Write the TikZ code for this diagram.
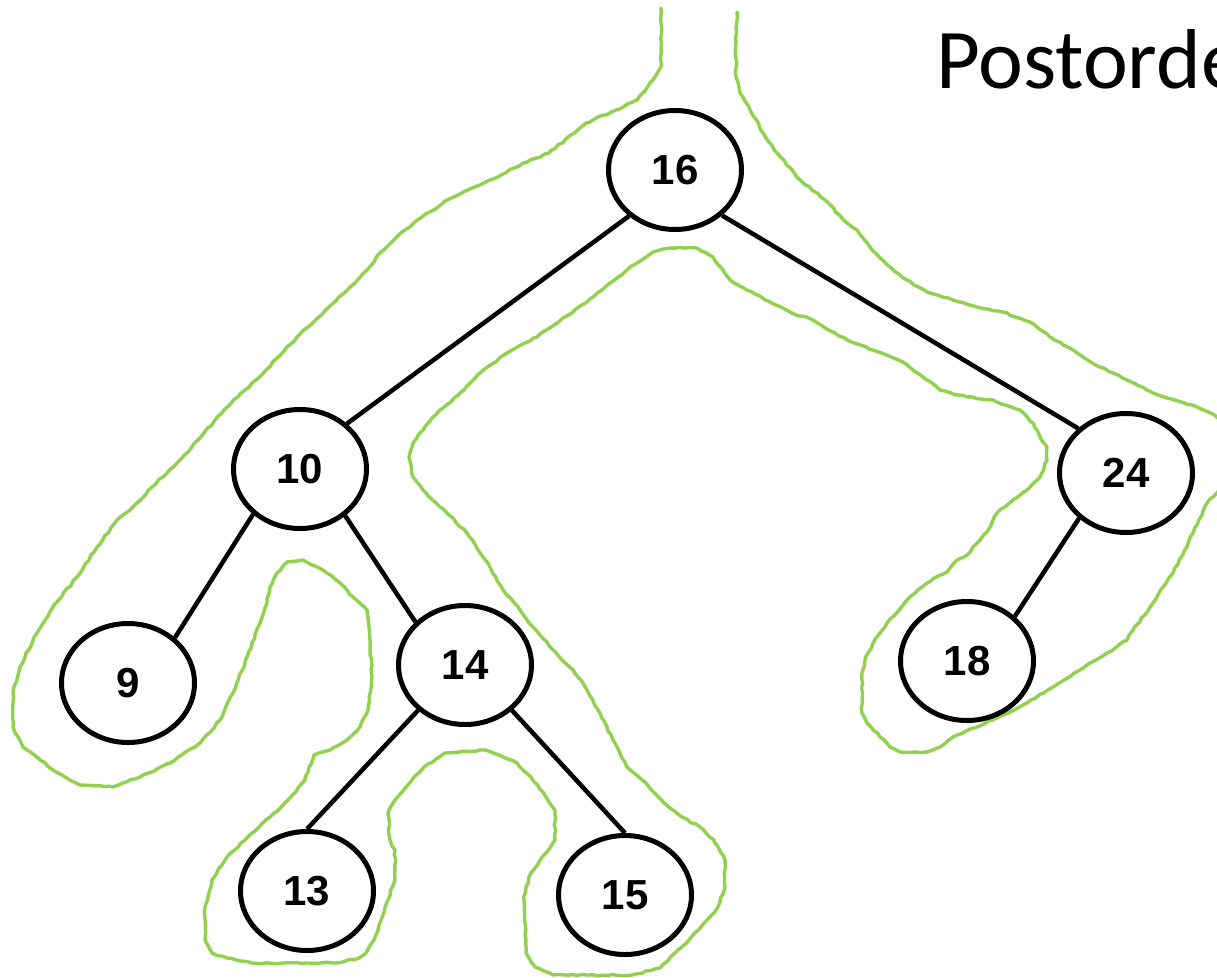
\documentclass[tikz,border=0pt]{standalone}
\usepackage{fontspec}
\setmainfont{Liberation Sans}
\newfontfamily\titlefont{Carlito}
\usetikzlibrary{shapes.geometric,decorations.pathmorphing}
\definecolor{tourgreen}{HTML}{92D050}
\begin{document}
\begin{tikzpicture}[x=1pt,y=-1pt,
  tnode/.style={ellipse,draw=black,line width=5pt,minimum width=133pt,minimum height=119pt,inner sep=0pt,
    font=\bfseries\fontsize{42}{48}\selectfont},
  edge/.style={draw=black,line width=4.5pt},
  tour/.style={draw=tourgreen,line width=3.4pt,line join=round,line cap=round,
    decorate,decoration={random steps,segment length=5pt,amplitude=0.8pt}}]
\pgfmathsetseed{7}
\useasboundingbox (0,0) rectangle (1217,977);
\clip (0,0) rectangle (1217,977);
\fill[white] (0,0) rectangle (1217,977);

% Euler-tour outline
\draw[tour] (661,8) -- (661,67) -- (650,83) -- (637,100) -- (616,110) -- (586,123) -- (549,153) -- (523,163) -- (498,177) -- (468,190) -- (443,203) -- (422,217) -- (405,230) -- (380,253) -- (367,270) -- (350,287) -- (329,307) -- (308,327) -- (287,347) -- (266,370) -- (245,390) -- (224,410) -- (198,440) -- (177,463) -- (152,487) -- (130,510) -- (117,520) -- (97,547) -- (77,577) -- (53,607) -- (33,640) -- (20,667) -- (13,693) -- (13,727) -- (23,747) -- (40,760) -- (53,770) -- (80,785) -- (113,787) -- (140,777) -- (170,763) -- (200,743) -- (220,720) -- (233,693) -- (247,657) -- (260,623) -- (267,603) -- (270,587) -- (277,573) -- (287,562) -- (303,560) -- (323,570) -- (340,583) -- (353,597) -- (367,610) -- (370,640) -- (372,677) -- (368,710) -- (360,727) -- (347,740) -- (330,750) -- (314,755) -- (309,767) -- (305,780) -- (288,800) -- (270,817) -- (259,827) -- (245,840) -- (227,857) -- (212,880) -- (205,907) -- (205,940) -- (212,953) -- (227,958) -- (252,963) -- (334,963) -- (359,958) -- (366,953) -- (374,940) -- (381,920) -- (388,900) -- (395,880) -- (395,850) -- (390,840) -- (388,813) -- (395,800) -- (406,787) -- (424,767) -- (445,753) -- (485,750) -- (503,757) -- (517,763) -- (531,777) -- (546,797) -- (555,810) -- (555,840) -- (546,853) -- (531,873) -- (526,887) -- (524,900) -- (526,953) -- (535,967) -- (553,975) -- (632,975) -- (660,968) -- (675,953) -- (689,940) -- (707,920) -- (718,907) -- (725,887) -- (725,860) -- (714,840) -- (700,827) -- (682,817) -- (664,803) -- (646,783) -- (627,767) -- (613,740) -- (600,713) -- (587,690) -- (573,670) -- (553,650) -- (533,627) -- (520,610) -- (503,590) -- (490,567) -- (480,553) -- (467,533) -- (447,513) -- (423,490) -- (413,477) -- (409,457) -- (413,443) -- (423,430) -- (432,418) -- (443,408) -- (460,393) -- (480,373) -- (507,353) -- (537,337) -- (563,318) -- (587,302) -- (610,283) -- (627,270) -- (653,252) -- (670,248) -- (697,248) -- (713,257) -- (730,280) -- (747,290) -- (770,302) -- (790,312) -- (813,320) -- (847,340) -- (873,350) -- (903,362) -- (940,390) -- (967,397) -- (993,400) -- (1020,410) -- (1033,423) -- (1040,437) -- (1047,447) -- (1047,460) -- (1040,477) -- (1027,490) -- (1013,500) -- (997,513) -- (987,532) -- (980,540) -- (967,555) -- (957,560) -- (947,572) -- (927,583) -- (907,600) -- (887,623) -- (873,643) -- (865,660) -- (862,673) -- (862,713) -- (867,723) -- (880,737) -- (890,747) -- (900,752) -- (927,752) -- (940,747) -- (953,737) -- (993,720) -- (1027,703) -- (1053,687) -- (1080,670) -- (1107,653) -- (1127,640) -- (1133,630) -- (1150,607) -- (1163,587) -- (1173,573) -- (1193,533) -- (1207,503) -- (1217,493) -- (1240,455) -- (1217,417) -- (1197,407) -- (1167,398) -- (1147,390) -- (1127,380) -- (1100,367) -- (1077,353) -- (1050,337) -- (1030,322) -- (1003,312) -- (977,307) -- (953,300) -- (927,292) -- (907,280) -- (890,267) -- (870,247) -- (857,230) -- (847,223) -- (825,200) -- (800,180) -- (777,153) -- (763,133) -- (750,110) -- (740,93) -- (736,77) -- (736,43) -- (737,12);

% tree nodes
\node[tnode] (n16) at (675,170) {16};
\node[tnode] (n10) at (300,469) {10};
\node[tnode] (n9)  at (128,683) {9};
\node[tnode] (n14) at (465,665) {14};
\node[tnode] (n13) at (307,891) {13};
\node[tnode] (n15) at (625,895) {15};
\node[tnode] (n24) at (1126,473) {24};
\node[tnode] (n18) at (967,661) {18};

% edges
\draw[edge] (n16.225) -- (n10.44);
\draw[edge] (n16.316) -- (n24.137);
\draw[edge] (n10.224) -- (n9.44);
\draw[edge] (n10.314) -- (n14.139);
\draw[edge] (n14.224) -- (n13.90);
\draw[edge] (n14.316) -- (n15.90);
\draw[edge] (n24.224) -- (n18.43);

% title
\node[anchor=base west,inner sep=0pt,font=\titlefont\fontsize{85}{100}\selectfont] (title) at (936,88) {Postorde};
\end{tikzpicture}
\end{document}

****

Reproduce the whole listing word for word, setting aside any pictures.

> _Correct answer_:
Write the TikZ code for this diagram.
\documentclass[tikz,border=0pt]{standalone}
\usepackage{fontspec}
\setmainfont{Liberation Sans}
\newfontfamily\titlefont{Carlito}
\usetikzlibrary{shapes.geometric,decorations.pathmorphing}
\definecolor{tourgreen}{HTML}{92D050}
\begin{document}
\begin{tikzpicture}[x=1pt,y=-1pt,
  tnode/.style={ellipse,draw=black,line width=5pt,minimum width=133pt,minimum height=119pt,inner sep=0pt,
    font=\bfseries\fontsize{42}{48}\selectfont},
  edge/.style={draw=black,line width=4.5pt},
  tour/.style={draw=tourgreen,line width=3.4pt,line join=round,line cap=round,
    decorate,decoration={random steps,segment length=5pt,amplitude=0.8pt}}]
\pgfmathsetseed{7}
\useasboundingbox (0,0) rectangle (1217,977);
\clip (0,0) rectangle (1217,977);
\fill[white] (0,0) rectangle (1217,977);

% Euler-tour outline
\draw[tour] (661,8) -- (661,67) -- (650,83) -- (637,100) -- (616,110) -- (586,123) -- (549,153) -- (523,163) -- (498,177) -- (468,190) -- (443,203) -- (422,217) -- (405,230) -- (380,253) -- (367,270) -- (350,287) -- (329,307) -- (308,327) -- (287,347) -- (266,370) -- (245,390) -- (224,410) -- (198,440) -- (177,463) -- (152,487) -- (130,510) -- (117,520) -- (97,547) -- (77,577) -- (53,607) -- (33,640) -- (20,667) -- (13,693) -- (13,727) -- (23,747) -- (40,760) -- (53,770) -- (80,785) -- (113,787) -- (140,777) -- (170,763) -- (200,743) -- (220,720) -- (233,693) -- (247,657) -- (260,623) -- (267,603) -- (270,587) -- (277,573) -- (287,562) -- (303,560) -- (323,570) -- (340,583) -- (353,597) -- (367,610) -- (370,640) -- (372,677) -- (368,710) -- (360,727) -- (347,740) -- (330,750) -- (314,755) -- (309,767) -- (305,780) -- (288,800) -- (270,817) -- (259,827) -- (245,840) -- (227,857) -- (212,880) -- (205,907) -- (205,940) -- (212,953) -- (227,958) -- (252,963) -- (334,963) -- (359,958) -- (366,953) -- (374,940) -- (381,920) -- (388,900) -- (395,880) -- (395,850) -- (390,840) -- (388,813) -- (395,800) -- (406,787) -- (424,767) -- (445,753) -- (485,750) -- (503,757) -- (517,763) -- (531,777) -- (546,797) -- (555,810) -- (555,840) -- (546,853) -- (531,873) -- (526,887) -- (524,900) -- (526,953) -- (535,967) -- (553,975) -- (632,975) -- (660,968) -- (675,953) -- (689,940) -- (707,920) -- (718,907) -- (725,887) -- (725,860) -- (714,840) -- (700,827) -- (682,817) -- (664,803) -- (646,783) -- (627,767) -- (613,740) -- (600,713) -- (587,690) -- (573,670) -- (553,650) -- (533,627) -- (520,610) -- (503,590) -- (490,567) -- (480,553) -- (467,533) -- (447,513) -- (423,490) -- (413,477) -- (409,457) -- (413,443) -- (423,430) -- (432,418) -- (443,408) -- (460,393) -- (480,373) -- (507,353) -- (537,337) -- (563,318) -- (587,302) -- (610,283) -- (627,270) -- (653,252) -- (670,248) -- (697,248) -- (713,257) -- (730,280) -- (747,290) -- (770,302) -- (790,312) -- (813,320) -- (847,340) -- (873,350) -- (903,362) -- (940,390) -- (967,397) -- (993,400) -- (1020,410) -- (1033,423) -- (1040,437) -- (1047,447) -- (1047,460) -- (1040,477) -- (1027,490) -- (1013,500) -- (997,513) -- (987,532) -- (980,540) -- (967,555) -- (957,560) -- (947,572) -- (927,583) -- (907,600) -- (887,623) -- (873,643) -- (865,660) -- (862,673) -- (862,713) -- (867,723) -- (880,737) -- (890,747) -- (900,752) -- (927,752) -- (940,747) -- (953,737) -- (993,720) -- (1027,703) -- (1053,687) -- (1080,670) -- (1107,653) -- (1127,640) -- (1133,630) -- (1150,607) -- (1163,587) -- (1173,573) -- (1193,533) -- (1207,503) -- (1217,493) -- (1240,455) -- (1217,417) -- (1197,407) -- (1167,398) -- (1147,390) -- (1127,380) -- (1100,367) -- (1077,353) -- (1050,337) -- (1030,322) -- (1003,312) -- (977,307) -- (953,300) -- (927,292) -- (907,280) -- (890,267) -- (870,247) -- (857,230) -- (847,223) -- (825,200) -- (800,180) -- (777,153) -- (763,133) -- (750,110) -- (740,93) -- (736,77) -- (736,43) -- (737,12);

% tree nodes
\node[tnode] (n16) at (675,170) {16};
\node[tnode] (n10) at (300,469) {10};
\node[tnode] (n9)  at (128,683) {9};
\node[tnode] (n14) at (465,665) {14};
\node[tnode] (n13) at (307,891) {13};
\node[tnode] (n15) at (625,895) {15};
\node[tnode] (n24) at (1126,473) {24};
\node[tnode] (n18) at (967,661) {18};

% edges
\draw[edge] (n16.225) -- (n10.44);
\draw[edge] (n16.316) -- (n24.137);
\draw[edge] (n10.224) -- (n9.44);
\draw[edge] (n10.314) -- (n14.139);
\draw[edge] (n14.224) -- (n13.90);
\draw[edge] (n14.316) -- (n15.90);
\draw[edge] (n24.224) -- (n18.43);

% title
\node[anchor=base west,inner sep=0pt,font=\titlefont\fontsize{85}{100}\selectfont] (title) at (936,88) {Postorde};
\end{tikzpicture}
\end{document}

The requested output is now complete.